21 October 2004
The Simple Economics of Buying vs. Leasing or Renting
I got into a friendly argument with a buddy of mine recently. He and I are an unlikely pair to be friends. He loves to go out dancing at clubs for fun. For me that’s about as much fun as picking up Rusty’s poo from the back yard. So the argument was on whether or not it was a good idea to lease a car. He leases his Audi and I bought our Subaru. He prefers leasing his car for the fun of having a new car, no headaches with purchasing, and any maintenance and repair they pay for at the dealership. I suggested that buying is a better option, because though you pay for more maintenance, it’s economically smarter and you get the fun of owning a new car.
We bought our Subaru for about $21,000. We bought it brand new. We got a pretty nice package. Heated seats, cd player, and all that. We financed the car on a 4-year program, which comes out to about $450/month. Not bad, but not amazingly good. I’d consider this to be a pretty average for a low-to-mid-range new car.
If one were to lease this car, he or she would pay a bit less per month. Let’s assume it would cost $300 per month on a four-year lease.
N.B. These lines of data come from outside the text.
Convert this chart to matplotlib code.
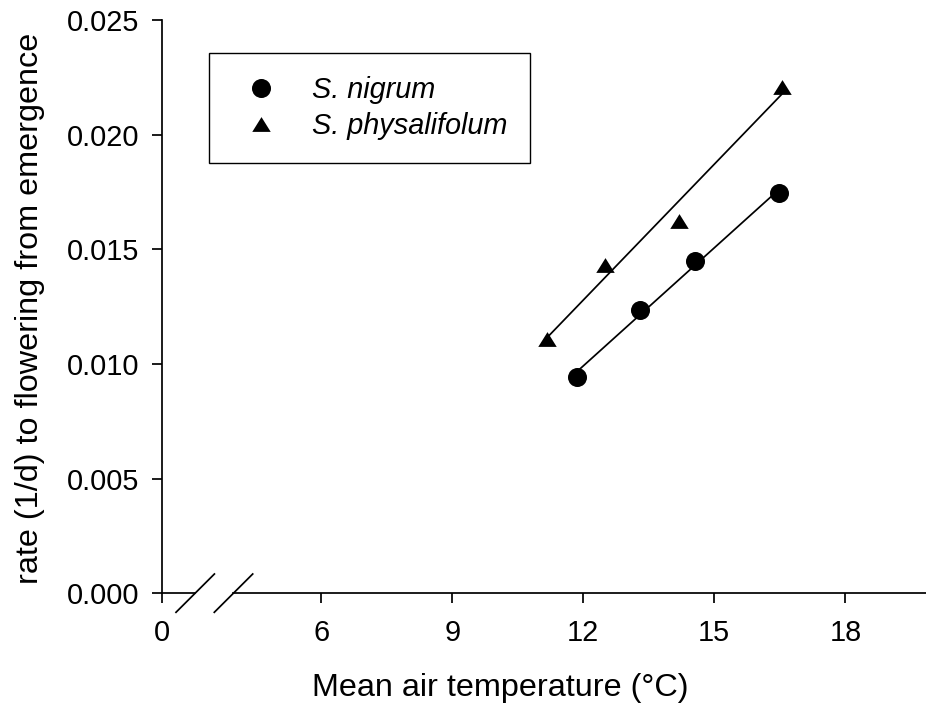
import numpy as np
import matplotlib
matplotlib.use('Agg')
import matplotlib.pyplot as plt
from matplotlib.lines import Line2D

# ---- data ----
nigrum_temp = [11.86, 13.30, 14.55, 16.49]
nigrum_rate = [0.00945, 0.01235, 0.01450, 0.01744]
phys_temp = [11.16, 12.50, 14.18, 16.54]
phys_rate = [0.01109, 0.01432, 0.01625, 0.02209]
series_names = ['S. nigrum', 'S. physalifolum']
y_ticks = [0.000, 0.005, 0.010, 0.015, 0.020, 0.025]
x_ticks_main = [6, 9, 12, 15, 18]
x_ticks_stub = [0]
x_label = 'Mean air temperature (°C)'
y_label = 'rate (1/d) to flowering from emergence'

plt.rcParams['font.family'] = ['Liberation Sans', 'DejaVu Sans']

W, H = 926, 706
fig = plt.figure(figsize=(W / 100, H / 100), dpi=100)


def fx(px):
    return px / W


def fy(py):
    return 1 - py / H


FS = 20.8
LFS = 23.3
LW = 1.25
px_per_unit = 43.67
bottom, top = fy(593.3), fy(20)

# left stub of the broken x axis (holds the y axis)
ax1 = fig.add_axes([fx(162.3), bottom, fx(195) - fx(162.3), top - bottom])
# main segment of the x axis
ax2 = fig.add_axes([fx(233.3), bottom, 1 - fx(233.3), top - bottom])

for ax in (ax1, ax2):
    ax.set_ylim(0, 0.025)
    ax.spines['top'].set_visible(False)
    ax.spines['right'].set_visible(False)
    for s in ax.spines.values():
        s.set_linewidth(LW)
    ax.tick_params(direction='out', length=7.3, width=LW, labelsize=FS, pad=11)
    ax.patch.set_alpha(0)

ax1.set_xlim(0, (195 - 162.3) / px_per_unit)
ax1.set_xticks(x_ticks_stub)
ax1.set_xticklabels([str(t) for t in x_ticks_stub])
ax1.set_yticks(y_ticks)
ax1.set_yticklabels([f'{t:.3f}' for t in y_ticks])
ax1.tick_params(axis='y', pad=9)

ax2.spines['left'].set_visible(False)
ax2.set_yticks([])
ax2.set_xlim(12 - (583.3 - 233.3) / px_per_unit, 12 + (926 - 583.3) / px_per_unit)
ax2.set_xticks(x_ticks_main)
ax2.set_xticklabels([str(t) for t in x_ticks_main])

TRI = [(-1, -0.8), (1, -0.8), (0, 0.8)]

# data points and regression lines
for xs, ys, mk, ms in ((nigrum_temp, nigrum_rate, 'o', 13.7),
                       (phys_temp, phys_rate, TRI, 13.3)):
    xs = np.asarray(xs)
    ys = np.asarray(ys)
    k, b = np.polyfit(xs, ys, 1)
    xl = np.array([xs.min(), xs.max()])
    ax2.plot(xl, k * xl + b, color='black', lw=LW, zorder=2)
    ax2.plot(xs, ys, ls='none', marker=mk, ms=ms, color='black',
             markeredgewidth=0, zorder=3, clip_on=False)

# axis break marks
for x0 in (176, 214.3):
    fig.add_artist(Line2D([fx(x0), fx(x0 + 38.4)], [fy(612.3), fy(574)],
                          transform=fig.transFigure, color='black', lw=LW))

# legend
handles = [Line2D([], [], ls='none', marker='o', ms=13.7, color='black', markeredgewidth=0),
           Line2D([], [], ls='none', marker=TRI, ms=13.3,
                  color='black', markeredgewidth=0)]
leg = fig.legend(handles, series_names, loc='upper left',
                 bbox_to_anchor=(fx(209), fy(53)), bbox_transform=fig.transFigure,
                 frameon=True, fancybox=False, edgecolor='black', framealpha=1,
                 borderaxespad=0, borderpad=0.8, labelspacing=0.28,
                 handlelength=2.0, handletextpad=0.75,
                 prop={'size': FS, 'style': 'italic'})
leg.get_frame().set_linewidth(1.0)

fig.text(fx(500), fy(688), x_label, ha='center', va='center', fontsize=LFS)
fig.text(fx(30), fy(308), y_label, ha='center', va='center', rotation=90, fontsize=LFS)

fig.savefig('out.png', dpi=100)
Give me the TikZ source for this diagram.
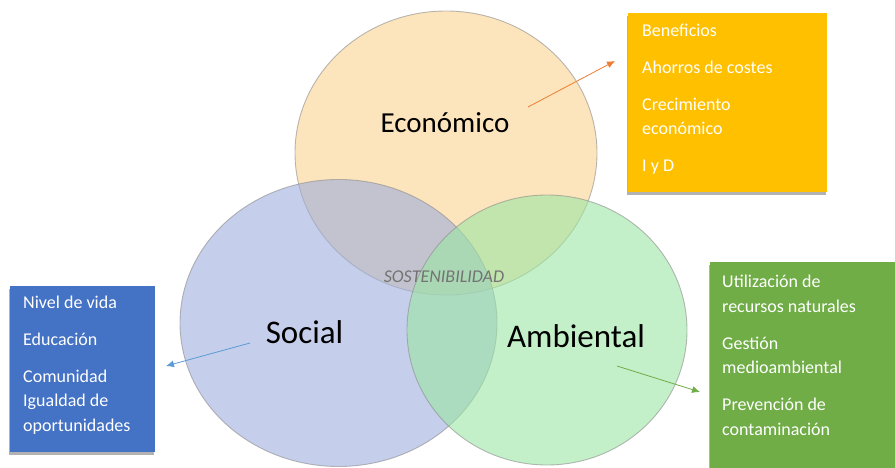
\documentclass[tikz,border=0pt]{standalone}
\usepackage{fontspec}
\setmainfont{Carlito}
\usetikzlibrary{shapes.geometric,arrows.meta,shadows}
\definecolor{econfill}{RGB}{250,210,143}
\definecolor{socfill}{RGB}{158,173,220}
\definecolor{ambfill}{RGB}{155,230,163}
\definecolor{boxorange}{RGB}{255,192,0}
\definecolor{boxblue}{RGB}{68,114,196}
\definecolor{boxgreen}{RGB}{112,173,71}
\definecolor{arrorange}{RGB}{237,125,49}
\definecolor{arrblue}{RGB}{91,155,213}
\definecolor{arrgreen}{RGB}{112,173,71}
\begin{document}
\begin{tikzpicture}[x=1pt,y=-1pt,
  venn/.style={ellipse, inner sep=0pt, fill opacity=0.6, draw=black!45, draw opacity=0.6, line width=0.9pt},
  lbl/.style={anchor=base, text=black},
  infobox/.style={rectangle, inner sep=0pt, anchor=north west,
    drop shadow={shadow xshift=-1.5pt, shadow yshift=-3pt, fill=black, opacity=0.3}},
  infotext/.style={anchor=base west, align=left, text=white, inner sep=0pt,
    font=\fontsize{18}{24.5}\selectfont},
  conn/.style={line width=0.8pt, -{Latex[length=8pt,width=7pt]}}
]
\useasboundingbox (0,0) rectangle (895,468);

% circles
\node[venn, fill=econfill, minimum width=302, minimum height=284] (econ) at (446,153) {};
\node[venn, fill=socfill, minimum width=317, minimum height=287] (soc) at (338.5,323) {};
\node[venn, fill=ambfill, minimum width=280, minimum height=270] (amb) at (547,330) {};

% labels
\node[lbl, font=\fontsize{29}{29}\selectfont] (econlbl) at (445,133) {Económico};
\node[lbl, font=\fontsize{33}{33}\selectfont] (soclbl) at (304.5,343) {Social};
\node[lbl, font=\fontsize{33}{33}\selectfont] (amblbl) at (576,347) {Ambiental};
\node[lbl, font=\itshape\fontsize{18}{18}\selectfont, text=black!55] (sost) at (444,282) {SOSTENIBILIDAD};

% boxes
\node[infobox, fill=boxorange, minimum width=199, minimum height=179] (ebox) at (628,13) {};
\node[infotext] (etext) at (642,172) {Beneficios\\[12.5pt]Ahorros de costes\\[12.5pt]Crecimiento\\económico\\[13pt]I y D};

\node[infobox, fill=boxblue, minimum width=145, minimum height=166] (sbox) at (10,286) {};
\node[infotext] (stext) at (23,431) {Nivel de vida\\[12.5pt]Educación\\[12.5pt]Comunidad\\Igualdad de\\oportunidades};

\node[infobox, fill=boxgreen, minimum width=190, minimum height=210] (abox) at (710,262) {};
\node[infotext] (atext) at (722,435) {Utilización de\\recursos naturales\\[12.5pt]Gestión\\medioambiental\\[12.5pt]Prevención de\\contaminación};

% arrows
\coordinate (ea0) at (528,107);
\coordinate (ea1) at (615,61);
\coordinate (sa0) at (250,343);
\coordinate (sa1) at (166,366);
\coordinate (aa0) at (617,366);
\coordinate (aa1) at (700,392);
\draw[conn, arrorange] (ea0) -- (ea1);
\draw[conn, arrblue] (sa0) -- (sa1);
\draw[conn, arrgreen] (aa0) -- (aa1);
\end{tikzpicture}
\end{document}
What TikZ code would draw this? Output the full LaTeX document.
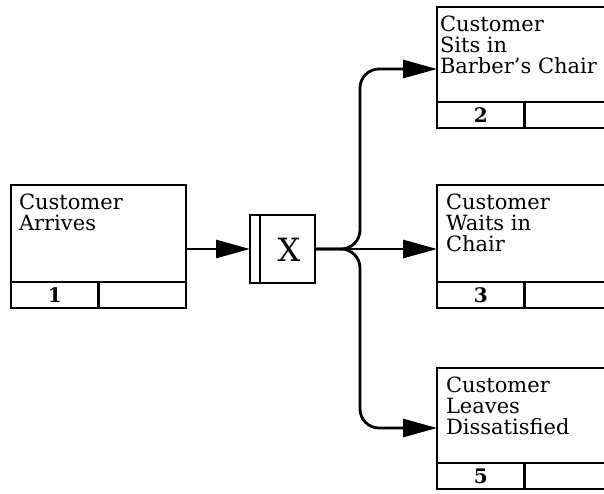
\documentclass[tikz,border=0pt]{standalone}
\usepackage{fontspec}
\setmainfont{DejaVu Serif}
\usetikzlibrary{arrows.meta}
\begin{document}
\begin{tikzpicture}[x=1pt,y=1pt,outer sep=0pt,
  box/.style={draw,line width=2.4pt,minimum width=175pt,minimum height=97pt,anchor=north west,inner sep=0pt},
  cell/.style={draw,line width=2.4pt,minimum width=87.5pt,minimum height=26pt,anchor=north west,inner sep=0pt,font=\fontsize{20}{20}\selectfont\bfseries},
  lbl/.style={anchor=north west,align=left,inner sep=0pt,font=\fontsize{21}{21}\selectfont},
  conn/.style={line width=2.8pt,-{Triangle[length=34pt,width=18pt]}},
  brace/.style={conn,rounded corners=19pt}]
\clip (0,0) rectangle (604,-493);
% left box
\node[box] (a1) at (11,-185) {};
\node[lbl] (t1) at (19,-194) {Customer\\Arrives};
\node[cell] (a1n) at (a1.south west) {1};
\node[cell] (a1e) at (a1n.north east) {};
% top right
\node[box,minimum height=95pt] (a2) at (437,-7) {};
\node[lbl] (t2) at (440,-16) {Customer\\Sits in\\Barber's Chair};
\node[cell] (a2n) at (a2.south west) {2};
\node[cell] (a2e) at (a2n.north east) {};
% middle right
\node[box] (a3) at (437,-185) {};
\node[lbl] (t3) at (446,-194) {Customer\\Waits in\\Chair};
\node[cell] (a3n) at (a3.south west) {3};
\node[cell] (a3e) at (a3n.north east) {};
% bottom right
\node[box,minimum height=95pt] (a5) at (437,-368) {};
\node[lbl] (t5) at (446,-377) {Customer\\Leaves\\Dissatisfied};
\node[cell] (a5n) at (a5.south west) {5};
\node[cell] (a5e) at (a5n.north east) {};
% junction
\node[draw,line width=2.4pt,minimum width=65pt,minimum height=68pt,anchor=north west,inner sep=0pt] (J) at (250,-215) {};
\node[font=\fontsize{32}{32}\selectfont] (JX) at (289,-250) {X};
\draw[line width=2.2pt] ([xshift=10pt]J.north west) -- ([xshift=10pt]J.south west);
% coordinates
\coordinate (p1) at ([yshift=-64pt]a1.north east);
\coordinate (p2) at ([yshift=-62pt]a2.north west);
\coordinate (p3) at ([yshift=-64pt]a3.north west);
\coordinate (p5) at ([yshift=-60pt]a5.north west);
\coordinate (br) at (360,-249);
% connectors
\draw[conn] (p1) -- (J.west|-p1);
\draw[conn] (J.east) -- (p3);
\draw[brace] (J.east) -- (br) -- (br|-p2) -- (p2);
\draw[brace] (J.east) -- (br) -- (br|-p5) -- (p5);
\end{tikzpicture}
\end{document}
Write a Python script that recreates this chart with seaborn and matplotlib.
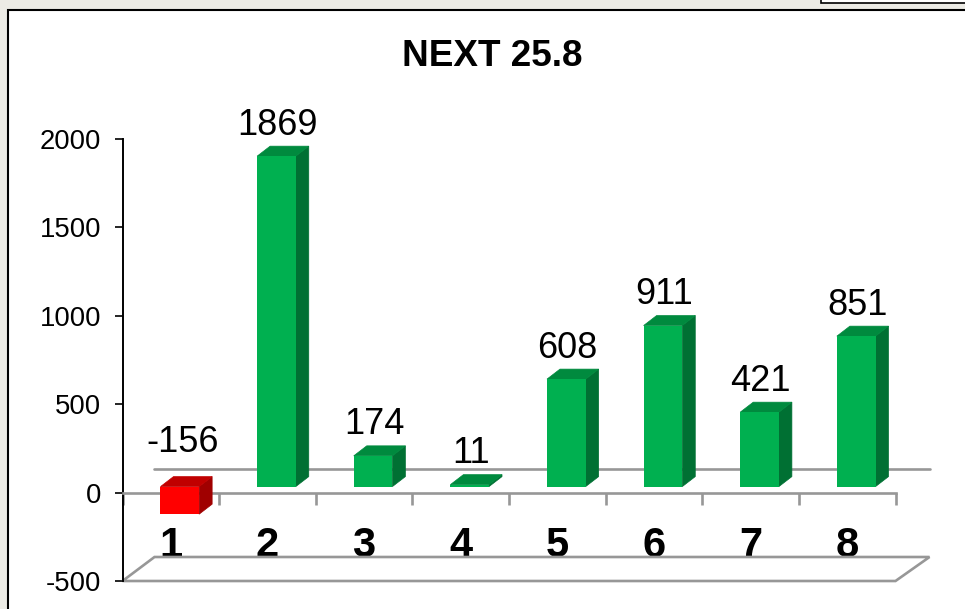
import matplotlib
matplotlib.use("Agg")
import matplotlib.pyplot as plt
from matplotlib.patches import Polygon, Rectangle
from matplotlib.transforms import Affine2D, IdentityTransform
import seaborn as sns
import pandas as pd

categories = ["1", "2", "3", "4", "5", "6", "7", "8"]
values = [-156, 1869, 174, 11, 608, 911, 421, 851]
y_ticks = [-500, 0, 500, 1000, 1500, 2000]
y_tick_labels = ["-500", "0", "500", "1000", "1500", "2000"]
title = "NEXT 25.8"

W, H = 965, 609
GRAY = "#979797"
BAR_FRONT = {"pos": "#00b050", "neg": "#ff0000"}
BAR_SIDE = {"pos": "#007033", "neg": "#a00000"}
BAR_TOP = {"pos": "#008a3e", "neg": "#c00000"}

sns.set_theme(style="white")
plt.rcParams["font.family"] = ["Liberation Sans", "DejaVu Sans"]

fig = plt.figure(figsize=(W / 100, H / 100), dpi=100, facecolor="#ecebe5")

# white panel, runs off the picture on the right and bottom
fig.add_artist(Rectangle((8, -10), W + 20, H, transform=IdentityTransform(),
                         facecolor="white", edgecolor="black", linewidth=1.5, zorder=-2))
# little box in the top right corner
fig.add_artist(Rectangle((821, H - 3), 200, 20, transform=IdentityTransform(),
                         facecolor="white", edgecolor="black", linewidth=1.2, zorder=-2))

ax = fig.add_axes([122.5 / W, (H - 581) / H, (895.5 - 122.5) / W, 442 / H])
ax.patch.set_visible(False)

df = pd.DataFrame({"cat": categories, "val": values})
df["sign"] = ["neg" if v < 0 else "pos" for v in values]
sns.barplot(data=df, x="cat", y="val", hue="sign", palette=BAR_FRONT, dodge=False,
            width=0.4, legend=False, saturation=1, ax=ax, zorder=5)

ax.set_xlim(-0.5, 7.5)
ax.set_ylim(-500, 2000)
ax.set_xlabel("")
ax.set_ylabel("")
ax.set_yticks(y_ticks, y_tick_labels)

sns.despine(ax=ax, top=True, right=True)
ax.spines["left"].set_color("black")
ax.spines["left"].set_linewidth(1.4)
ax.spines["bottom"].set_position(("data", 0))
ax.spines["bottom"].set_color(GRAY)
ax.spines["bottom"].set_linewidth(1.9)

ax.tick_params(axis="y", left=True, length=5.5, width=1.2, color="black",
               labelsize=19.8, pad=10, labelcolor="black")
ax.set_xticks(range(len(categories)), categories)
ax.set_xticks([i - 0.5 for i in range(len(categories) + 1)], minor=True)
ax.tick_params(axis="x", which="major", bottom=True, length=0, pad=24, labelsize=30)
ax.tick_params(axis="x", which="minor", bottom=True, length=8.5, width=1.9, color=GRAY)
for lab in ax.get_xticklabels():
    lab.set_fontweight("bold")
    lab.set_color("black")

fig.text(492 / W, (H - 56) / H, title, fontsize=26.6, fontweight="bold",
         ha="center", va="center", color="black")

# fake 3d: front faces sit a bit right/up of the axis, depth goes back to the wall
FRONT_DX, FRONT_DY = 9, 6
BAR_DX, BAR_DY = 13, 10
WALL_DY = 24


def px(x, y):
    return ax.transData.transform((x, y))


def add_px_poly(points, **kw):
    ax.add_patch(Polygon(points, closed=True, transform=IdentityTransform(), clip_on=False, **kw))


bars = [b for b in ax.patches if isinstance(b, Rectangle) and b.get_width() > 0]
bars = sorted(bars, key=lambda b: b.get_x())

# back line of the zero plane and the floor
x0, y0 = px(-0.5, 0)
x1, _ = px(7.5, 0)
ax.plot([x0 + 31, x1 + 34], [y0 + WALL_DY, y0 + WALL_DY], color=GRAY, lw=1.9,
        transform=IdentityTransform(), clip_on=False, zorder=1)
fx0, fy0 = px(-0.5, -500)
fx1, _ = px(7.5, -500)
add_px_poly([(fx0, fy0), (fx0 + 32, fy0 + WALL_DY), (fx1 + 34, fy0 + WALL_DY), (fx1, fy0)],
            facecolor="none", edgecolor=GRAY, linewidth=1.9, zorder=1)

shift = Affine2D().translate(FRONT_DX, FRONT_DY)
for bar, v in zip(bars, values):
    sign = "neg" if v < 0 else "pos"
    left, right = bar.get_x(), bar.get_x() + bar.get_width()
    bar.set_transform(ax.transData + shift)
    bar.set_clip_on(False)
    bar.set_linewidth(0)

    lx, top_y = px(left, max(v, 0))
    rx, _ = px(right, max(v, 0))
    _, bot_y = px(left, min(v, 0))
    lx, rx = lx + FRONT_DX, rx + FRONT_DX
    top_y, bot_y = top_y + FRONT_DY, bot_y + FRONT_DY

    add_px_poly([(rx, top_y), (rx + BAR_DX, top_y + BAR_DY), (rx + BAR_DX, bot_y + BAR_DY), (rx, bot_y)],
                facecolor=BAR_SIDE[sign], edgecolor=BAR_SIDE[sign], linewidth=0.5, zorder=4)
    add_px_poly([(lx, top_y), (lx + BAR_DX, top_y + BAR_DY), (rx + BAR_DX, top_y + BAR_DY), (rx, top_y)],
                facecolor=BAR_TOP[sign], edgecolor=BAR_TOP[sign], linewidth=0.5, zorder=4)

    gap = 44 if v < 0 else 31
    ax.annotate(str(v), xy=((left + right) / 2, max(v, 0)),
                xytext=(FRONT_DX + (3 if v < 0 else 1), FRONT_DY + gap),
                textcoords="offset pixels", ha="center", va="center", fontsize=26,
                color="black", annotation_clip=False, zorder=6)

fig.savefig("out.png", dpi=100, facecolor=fig.get_facecolor())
It could be more, maybe even less.
Let’s consider some of the extra costs of this car that I have to pay for, since I am buying.
- Out of warranty maintenance (oil changes, wheel-alignment, new tires, etc.), though some dealerships will pay for all of this maintenance for the first three years.
- Depreciation (I bought the car new for $21,000, but 2 years later, it’s not worth that anymore)
So, let’s quantify these extra costs on a per month basis, using fairly arbitrary numbers. This is just assuming what it would be like during those first four years, as we’re comparing to what things would be like compared to leasing a car.
- Maintenance: $37
- Oil change at dealership: $35 (4x per year)
- Super-Deluxe Tune Up: $100 (1x per year)
- Deluxe 70k mile tires: $400 (1x every four years)
- Total: $1360 / 48 months = $36.67 per month
- Depreciation: This is a big one. I looked up the value of a 4-year-old Subaru Forester, and discovered the trade-in value is about $12000. Granted, selling it to a private party would get you more, and it’s possible that my car could be worth more than that after it’s four years old, but let us be conservative.
So, with leasing this car, one spends just $300 per month for four years. The total on that is $14,400
And with buying a car, you spend $450 per month on the payment, and $37 per month on maintenance. Total: $22,960.
The difference between the two is $8,560. That’s how much more that I pay in buying my car. However, at the end of that four years, the one who leases has nothing. At the end of that four years, I have a car. I can trade it in for at least $12000, or keep it. It’s obvious that you’re saving quite a bit buying a car.
- Consider buying used. You don’t pay the premium on the new car, and you still get a car that’s a year or two old and in great condition. The premium you save can pay for extended warranty and a trip for your family to Italy (well, maybe not).
Ridiculously Good Financing deals that most dealerships offer right now far undercut the 3.9% we’re paying right now. This significantly brings down your monthly costs of buying. These deals typically only come with new cars.
- Pay off your car early. Often we pay twice or three times the minimum payment, bringing our payoff date closer and closer. Bonus: That’s less interest they can earn on your loan.
- Do some maintenance yourself. I do most of our oil changes at home. It’s fun and cheaper. You can take the 10 or 15 bucks I save and take your loved one out for a mini-date.
- Buy an $800 car. Sure, you’ll have much more maintenance costs and it won’t last as long. But, you save $20,000.
I did this exercise, in part, to discover for myself the economics of buying a brand new car. I can’t see how anybody in their right mind would lease, given these considerations. I’ll admit that I might be missing something.